To witness the dolphins and orcas interacting, the researchers captured drone footage as well as underwater video by attaching suction tags to the orcas that were equipped with cameras and hydrophones.
Their footage showed that the killer whales traveled toward the dolphins and followed them at the surface level. The underwater footage revealed that the killer whales were also following dolphins on their dives of up to 60 meters (197 feet), where the orcas were able to prey on Chinook salmon.
Though light levels are low at those depths, Fortune said cameras picked up the killer whales catching salmon, with clouds of blood billowing from their mouths, and hydrophones picked up the crunch of a kill.
To understand better what was happening, the researchers also eavesdropped on the echolocation clicks made by dolphins and orcas, which allow animals to navigate and sense their environment by listening to the returned echoes of the noises they make.

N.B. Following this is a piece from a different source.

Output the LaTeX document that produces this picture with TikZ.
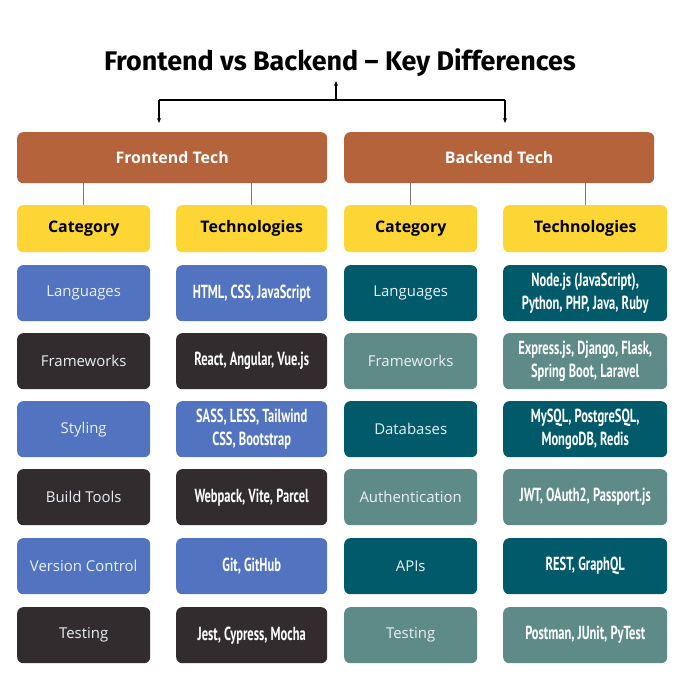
\documentclass[tikz,border=0pt]{standalone}
\usepackage{fontspec}
\setmainfont{Open Sans}
\newfontfamily\titlefont{Fira Sans}
\newfontfamily\condfont[FakeStretch=0.66]{PT Sans}
\usetikzlibrary{arrows.meta}
\definecolor{brownbox}{HTML}{B5633A}
\definecolor{yellowbox}{HTML}{FDD535}
\definecolor{bluebox}{HTML}{5273BF}
\definecolor{darkbox}{HTML}{332C2E}
\definecolor{tealdark}{HTML}{005A6A}
\definecolor{teallight}{HTML}{5E8B88}
\definecolor{linegray}{HTML}{7A7A7A}
\definecolor{lighttext}{HTML}{EAF0F6}
\begin{document}
\begin{tikzpicture}[x=1bp,y=-1bp,
  box/.style={rounded corners=6bp, inner sep=0pt, align=center, anchor=north west},
  headbox/.style={box, fill=brownbox, text=white, font=\fontsize{16}{19}\selectfont\bfseries},
  ybox/.style={box, fill=yellowbox, text=black, font=\fontsize{16}{19}\selectfont\bfseries, minimum height=47bp},
  catbox/.style={box, text=lighttext, font=\fontsize{15}{18}\selectfont, minimum height=56bp, minimum width=133bp},
  techbox/.style={box, text=white, font=\condfont\bfseries\fontsize{19}{23}\selectfont, minimum height=56bp},
  gline/.style={draw=linegray, line width=1.3bp},
  arr/.style={draw=black, line width=1.1bp, -{Stealth[length=5bp,width=4bp]}}
]
\useasboundingbox (0,0) rectangle (680,680);
\fill[white] (0,0) rectangle (680,680);
% title
\node[font=\titlefont\bfseries\fontsize{27}{32}\selectfont, inner sep=0pt, anchor=base] (title) at (340,71) {Frontend vs Backend – Key Differences};
% heads
\node[headbox, minimum width=310bp, minimum height=51bp] (ft) at (17,132) {Frontend Tech};
\node[headbox, minimum width=310bp, minimum height=51bp] (bt) at (344,132) {Backend Tech};
% arrows
\coordinate (junc) at (336,100);
\coordinate (tip) at (336,81);
\coordinate (jl) at (159,100);
\coordinate (jr) at (505,100);
\coordinate (al) at (159,123);
\coordinate (ar) at (505,123);
\draw[arr] (junc) -- (tip);
\draw[line width=1.1bp] (jl) -- (jr);
\draw[arr] (jl) -- (al);
\draw[arr] (jr) -- (ar);
% yellow headers
\node[ybox, minimum width=133bp] (fcat) at (17,205) {Category};
\node[ybox, minimum width=151bp] (ftec) at (176,205) {Technologies};
\node[ybox, minimum width=133bp] (bcat) at (344,205) {Category};
\node[ybox, minimum width=164bp] (btec) at (503,205) {Technologies};
\draw[gline] (fcat.north) -- (fcat.north |- ft.south);
\draw[gline] (ftec.north) -- (ftec.north |- ft.south);
\draw[gline] (bcat.north) -- (bcat.north |- bt.south);
\draw[gline] (btec.north) -- (btec.north |- bt.south);
% frontend rows
\node[catbox, fill=bluebox] (f1) at (17,265) {Languages};
\node[catbox, fill=darkbox] (f2) at (17,333) {Frameworks};
\node[catbox, fill=bluebox] (f3) at (17,401) {Styling};
\node[catbox, fill=darkbox] (f4) at (17,469) {Build Tools};
\node[catbox, fill=bluebox] (f5) at (17,538) {Version Control};
\node[catbox, fill=darkbox] (f6) at (17,607) {Testing};
\node[techbox, fill=bluebox, minimum width=151bp] (t1) at (176,265) {HTML, CSS, JavaScript};
\node[techbox, fill=darkbox, minimum width=151bp] (t2) at (176,333) {React, Angular, Vue.js};
\node[techbox, fill=bluebox, minimum width=151bp] (t3) at (176,401) {SASS, LESS, Tailwind\\CSS, Bootstrap};
\node[techbox, fill=darkbox, minimum width=151bp] (t4) at (176,469) {Webpack, Vite, Parcel};
\node[techbox, fill=bluebox, minimum width=151bp] (t5) at (176,538) {Git, GitHub};
\node[techbox, fill=darkbox, minimum width=151bp] (t6) at (176,607) {Jest, Cypress, Mocha};
% backend rows
\node[catbox, fill=tealdark] (b1) at (344,265) {Languages};
\node[catbox, fill=teallight] (b2) at (344,333) {Frameworks};
\node[catbox, fill=tealdark] (b3) at (344,401) {Databases};
\node[catbox, fill=teallight] (b4) at (344,469) {Authentication};
\node[catbox, fill=tealdark] (b5) at (344,538) {APIs};
\node[catbox, fill=teallight] (b6) at (344,607) {Testing};
\node[techbox, fill=tealdark, minimum width=164bp] (u1) at (503,265) {Node.js (JavaScript),\\Python, PHP, Java, Ruby};
\node[techbox, fill=teallight, minimum width=164bp] (u2) at (503,333) {Express.js, Django, Flask,\\Spring Boot, Laravel};
\node[techbox, fill=tealdark, minimum width=164bp] (u3) at (503,401) {MySQL, PostgreSQL,\\MongoDB, Redis};
\node[techbox, fill=teallight, minimum width=164bp] (u4) at (503,469) {JWT, OAuth2, Passport.js};
\node[techbox, fill=tealdark, minimum width=164bp] (u5) at (503,538) {REST, GraphQL};
\node[techbox, fill=teallight, minimum width=164bp] (u6) at (503,607) {Postman, JUnit, PyTest};
\end{tikzpicture}
\end{document}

"We can look at the characteristics of these clicks to infer whether a whale is actively chasing a prey for a fish and also whether it may have caught the fish," Fortune said.
The researchers recorded 258 instances of dolphins and orcas interacting between 15 and 30 August 2020.
They found that all the whales that interacted with dolphins also engaged in killing, eating and searching for salmon.
Put together, the data Fortune and her colleagues collected suggested that the killer whales, fearsome predators able to take on great whites and whale sharks several times their size, were essentially using the dolphins as scouts.
"By hunting with other echolocating animals like the dolphins, they might be increasing their acoustic field of view, providing greater opportunity to detect where the salmon are. That’s sort of the prevailing thought here," she explained. Using dolphins in this way would also allow the orcas to conserve energy, with salmon often hiding at depths to try and avoid predators such as orcas.
But what do dolphins get out of the interactions?
The video Fortune and her colleagues collected showed that once the orcas caught their prey and shared it with the pod, the dolphins were quick to eat the leftovers.
But salmon isn’t a core part of a dolphin’s diet, so greater access to food likely wasn’t the sole motivation, Fortune said. By hanging out with the orcas, dolphins likely gain protection from other orca pods that pass through the area and hunt dolphins.